Scotland has invented many fine things. The steam engine, the telephone, the television, The Proclaimers…
But the most important Scottish innovation would have to be whisky. Just about every culture on Earth has a long tradition of distilling alcohol, so it’s hard to say whether the Scots themselves invented whisky. Indeed, the Irish would have much to say on the matter. In any case, Scotch whisky is widely considered one of the world’s finest spirits, and a must-have in any discerning gentlemen’s liquor cabinet.
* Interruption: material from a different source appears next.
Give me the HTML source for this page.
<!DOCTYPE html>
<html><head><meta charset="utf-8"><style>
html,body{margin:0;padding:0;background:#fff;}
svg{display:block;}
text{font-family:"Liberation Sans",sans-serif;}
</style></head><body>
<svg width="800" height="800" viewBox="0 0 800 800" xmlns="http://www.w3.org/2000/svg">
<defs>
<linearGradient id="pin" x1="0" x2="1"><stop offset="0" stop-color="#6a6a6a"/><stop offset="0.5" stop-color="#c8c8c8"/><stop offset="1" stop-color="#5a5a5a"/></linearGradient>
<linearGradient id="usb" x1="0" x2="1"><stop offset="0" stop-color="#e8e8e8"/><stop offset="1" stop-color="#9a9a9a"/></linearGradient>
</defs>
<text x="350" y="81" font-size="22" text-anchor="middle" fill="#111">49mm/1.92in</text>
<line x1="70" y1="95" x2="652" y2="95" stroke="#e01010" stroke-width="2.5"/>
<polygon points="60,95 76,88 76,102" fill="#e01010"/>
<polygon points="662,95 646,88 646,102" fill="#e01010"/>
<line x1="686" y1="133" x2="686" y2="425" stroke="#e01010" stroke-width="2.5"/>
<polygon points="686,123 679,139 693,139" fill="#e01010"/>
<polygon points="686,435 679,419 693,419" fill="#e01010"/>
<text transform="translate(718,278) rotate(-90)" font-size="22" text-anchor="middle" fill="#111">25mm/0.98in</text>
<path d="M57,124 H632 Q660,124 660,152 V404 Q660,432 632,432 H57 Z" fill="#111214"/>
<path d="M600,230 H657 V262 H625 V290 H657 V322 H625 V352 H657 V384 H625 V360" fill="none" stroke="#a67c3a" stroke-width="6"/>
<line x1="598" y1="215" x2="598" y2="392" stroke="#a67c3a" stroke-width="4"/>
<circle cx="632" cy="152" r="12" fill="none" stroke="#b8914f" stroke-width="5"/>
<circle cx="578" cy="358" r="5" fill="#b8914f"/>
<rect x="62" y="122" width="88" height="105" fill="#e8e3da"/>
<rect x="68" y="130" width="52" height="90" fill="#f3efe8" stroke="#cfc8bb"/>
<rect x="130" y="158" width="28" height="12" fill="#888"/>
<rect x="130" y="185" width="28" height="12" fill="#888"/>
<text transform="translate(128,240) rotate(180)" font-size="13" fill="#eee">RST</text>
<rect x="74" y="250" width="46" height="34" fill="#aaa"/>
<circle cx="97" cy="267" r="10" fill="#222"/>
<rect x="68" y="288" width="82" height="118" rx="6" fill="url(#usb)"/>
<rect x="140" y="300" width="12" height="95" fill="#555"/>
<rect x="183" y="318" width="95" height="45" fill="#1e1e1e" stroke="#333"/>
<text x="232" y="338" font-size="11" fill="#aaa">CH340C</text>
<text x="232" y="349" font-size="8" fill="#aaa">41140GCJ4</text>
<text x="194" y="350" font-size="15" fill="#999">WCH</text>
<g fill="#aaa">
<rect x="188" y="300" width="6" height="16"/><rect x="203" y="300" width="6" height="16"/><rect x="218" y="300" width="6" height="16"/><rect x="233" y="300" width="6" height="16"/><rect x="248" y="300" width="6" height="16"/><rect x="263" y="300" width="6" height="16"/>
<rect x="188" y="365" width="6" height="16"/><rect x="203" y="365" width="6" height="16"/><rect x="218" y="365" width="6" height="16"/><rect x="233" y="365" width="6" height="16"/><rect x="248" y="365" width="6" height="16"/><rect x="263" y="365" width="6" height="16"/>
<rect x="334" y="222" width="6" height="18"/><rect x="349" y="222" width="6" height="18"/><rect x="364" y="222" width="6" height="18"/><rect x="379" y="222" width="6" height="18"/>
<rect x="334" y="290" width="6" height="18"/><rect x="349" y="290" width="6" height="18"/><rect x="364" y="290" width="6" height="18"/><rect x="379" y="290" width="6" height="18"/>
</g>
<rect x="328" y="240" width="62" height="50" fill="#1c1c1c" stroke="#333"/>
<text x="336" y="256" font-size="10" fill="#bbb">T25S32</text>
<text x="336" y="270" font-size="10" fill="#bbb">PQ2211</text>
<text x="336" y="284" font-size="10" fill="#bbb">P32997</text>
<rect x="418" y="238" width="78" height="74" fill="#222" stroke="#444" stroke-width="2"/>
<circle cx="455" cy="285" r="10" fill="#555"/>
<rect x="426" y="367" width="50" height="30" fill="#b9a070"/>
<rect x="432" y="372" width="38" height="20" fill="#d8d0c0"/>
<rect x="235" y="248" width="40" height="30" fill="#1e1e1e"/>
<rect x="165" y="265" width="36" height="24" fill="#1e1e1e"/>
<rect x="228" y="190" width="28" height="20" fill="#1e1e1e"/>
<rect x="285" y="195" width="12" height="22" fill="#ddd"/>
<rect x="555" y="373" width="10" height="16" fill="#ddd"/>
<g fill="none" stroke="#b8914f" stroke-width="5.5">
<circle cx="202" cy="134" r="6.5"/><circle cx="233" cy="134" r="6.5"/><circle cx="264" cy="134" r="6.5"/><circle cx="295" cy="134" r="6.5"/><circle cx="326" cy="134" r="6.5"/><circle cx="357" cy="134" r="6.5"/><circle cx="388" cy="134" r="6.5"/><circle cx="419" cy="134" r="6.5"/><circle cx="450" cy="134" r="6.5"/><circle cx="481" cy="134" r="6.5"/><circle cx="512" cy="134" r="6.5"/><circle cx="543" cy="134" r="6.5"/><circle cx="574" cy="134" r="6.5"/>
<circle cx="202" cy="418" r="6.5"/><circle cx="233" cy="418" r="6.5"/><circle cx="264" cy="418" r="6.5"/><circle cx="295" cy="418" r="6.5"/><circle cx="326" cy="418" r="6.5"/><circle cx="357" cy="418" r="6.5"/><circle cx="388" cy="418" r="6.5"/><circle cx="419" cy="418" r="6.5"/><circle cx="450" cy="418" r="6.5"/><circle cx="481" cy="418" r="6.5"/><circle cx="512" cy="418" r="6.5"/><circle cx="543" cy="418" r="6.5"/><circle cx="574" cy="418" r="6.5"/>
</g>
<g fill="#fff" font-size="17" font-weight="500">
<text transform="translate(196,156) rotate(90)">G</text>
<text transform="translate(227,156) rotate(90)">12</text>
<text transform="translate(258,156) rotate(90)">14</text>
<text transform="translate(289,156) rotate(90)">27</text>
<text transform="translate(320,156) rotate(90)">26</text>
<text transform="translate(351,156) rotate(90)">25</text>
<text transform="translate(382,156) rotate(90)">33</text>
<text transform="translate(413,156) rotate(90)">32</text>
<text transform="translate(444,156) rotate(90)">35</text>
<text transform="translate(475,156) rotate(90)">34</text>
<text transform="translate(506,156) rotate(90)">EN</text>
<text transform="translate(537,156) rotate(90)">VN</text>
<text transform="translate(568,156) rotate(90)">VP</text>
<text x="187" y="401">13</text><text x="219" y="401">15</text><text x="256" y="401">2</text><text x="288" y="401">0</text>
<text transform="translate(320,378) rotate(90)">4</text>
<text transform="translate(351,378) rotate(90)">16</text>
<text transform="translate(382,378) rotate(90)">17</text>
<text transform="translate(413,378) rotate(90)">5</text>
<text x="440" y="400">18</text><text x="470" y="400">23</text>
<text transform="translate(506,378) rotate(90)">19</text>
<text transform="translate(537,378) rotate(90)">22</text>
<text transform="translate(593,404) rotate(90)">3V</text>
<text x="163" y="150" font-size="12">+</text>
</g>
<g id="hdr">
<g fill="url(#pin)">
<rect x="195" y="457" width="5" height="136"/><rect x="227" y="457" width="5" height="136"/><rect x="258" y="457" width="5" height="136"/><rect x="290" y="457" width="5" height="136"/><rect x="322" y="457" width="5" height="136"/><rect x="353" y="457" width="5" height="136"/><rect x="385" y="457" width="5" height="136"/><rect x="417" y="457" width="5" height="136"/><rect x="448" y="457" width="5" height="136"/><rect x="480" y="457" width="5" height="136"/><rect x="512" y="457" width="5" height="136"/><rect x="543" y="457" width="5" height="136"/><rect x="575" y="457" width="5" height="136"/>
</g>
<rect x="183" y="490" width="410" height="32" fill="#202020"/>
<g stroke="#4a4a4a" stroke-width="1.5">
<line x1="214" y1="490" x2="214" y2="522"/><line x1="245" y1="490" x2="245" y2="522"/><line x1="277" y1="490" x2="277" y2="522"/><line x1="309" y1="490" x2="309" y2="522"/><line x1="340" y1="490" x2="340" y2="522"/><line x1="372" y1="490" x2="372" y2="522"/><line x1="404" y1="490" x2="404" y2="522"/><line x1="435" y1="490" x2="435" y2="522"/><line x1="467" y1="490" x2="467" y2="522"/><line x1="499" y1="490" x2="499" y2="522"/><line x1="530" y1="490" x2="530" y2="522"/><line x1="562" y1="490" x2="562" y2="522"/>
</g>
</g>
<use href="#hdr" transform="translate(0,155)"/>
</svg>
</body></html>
Despite being smaller than Tasmania and only home to around 5.5 million people, Scotland is home to over 128 whisky distilleries, and the sheer breadth of variety between different Scotches is mind-boggling. Because there’s so much to choose from, the task of finding a favourite Scotch is no small feat.
However, you might be compromising your journey of Scotch self-discovery with the way you’ve been drinking and tasting whisky.
DMARGE had the chance to sit down and have a few drams of Glen Grant Arboralis with Tristram Lilburne-Fini, expert mixologist and brand ambassador, who shared some key rules you should follow if you want to enhance your Scotch experience.
The Nose Knows
When tasting any fine alcohol for the first time, it’s a natural inclination to want to sniff your drink before you knock it back. However, this leads to one of the most common mistakes whisky novices make: breathing in too deep and too close.
Alcohol is a powerful solvent that can irritate your body’s mucous membranes, especially those in your nose and throat. If you breathe in too close and too deeply, the vaporised alcohol can “burn your schnoz,” Lilburne-Fini explains, which can damage your olfactories and compromise your sense of taste.
Instead, Lilburne-Fini recommends holding the glass about 20cm from your nose, and breathing in with both your nose and your mouth. That way, you’re still getting to smell the whisky, without damaging your nose. Then take a sip.
While we’ve just recommended not sniffing whisky like you’d sniff wine, you should definitely consider how it pairs with food in a similar way. Just as you’d pair a nice Shiraz with a steak, different whiskys suit different foods, and you can open yourself up to a whole new world of flavour combinations, experts relate.
For example, the characteristically sweet-spicy nature of Speyside Scotches pair exceptionally well with chocolates or cheeses, like Maasdam or Emmentaler. Alternatively, the smoky peat flavours of a Islay single malt match nicely with red meat.
Lilburne-Fini recommends chasing a taste of whisky with a morsel of food in order to allow the tastes to mingle in your mouth, and allow the whisky to develop even more complex flavour profiles.
While whisky is great neat or on the rocks, it’s also the perfect basis for a cocktail.
Lilburne-Fini is a great proponent of the Rob Roy, a cocktail very similar to a Manhattan except exclusively made with Scotch as opposed to rye or bourbon. It’s easy to make, too – simply a combination of sweet vermouth (e.g. 1757 Rosso) and Scotch, with a dash of bitters and garnished with a Maraschino cherry.
Another way to use whisky, which is becoming incredibly popular in Australia, is in a highball. The Japanese have long been fans of the humble whisky highball: go to any pub in Tokyo and you’ll see just as many highballs as beer. To elevate a highball above a simple Scotch and soda, you can simply add a squirt of citrus such as lemon or yuzu.
A classy way to have your whisky is to order it with a ‘water back’ – that is, to chase it with a sip of water. That way, you don’t compromise or dilute the whisky itself, but make sure you’re drinking responsibly. It’s also a way to get cred with bartenders; they’ll respect your drinking nous.
Of course, drink whisky however you like. Just remember to always spell it without the ‘e’ if you’re talking about Scotch (the Irish and Americans use ‘whiskey’ instead).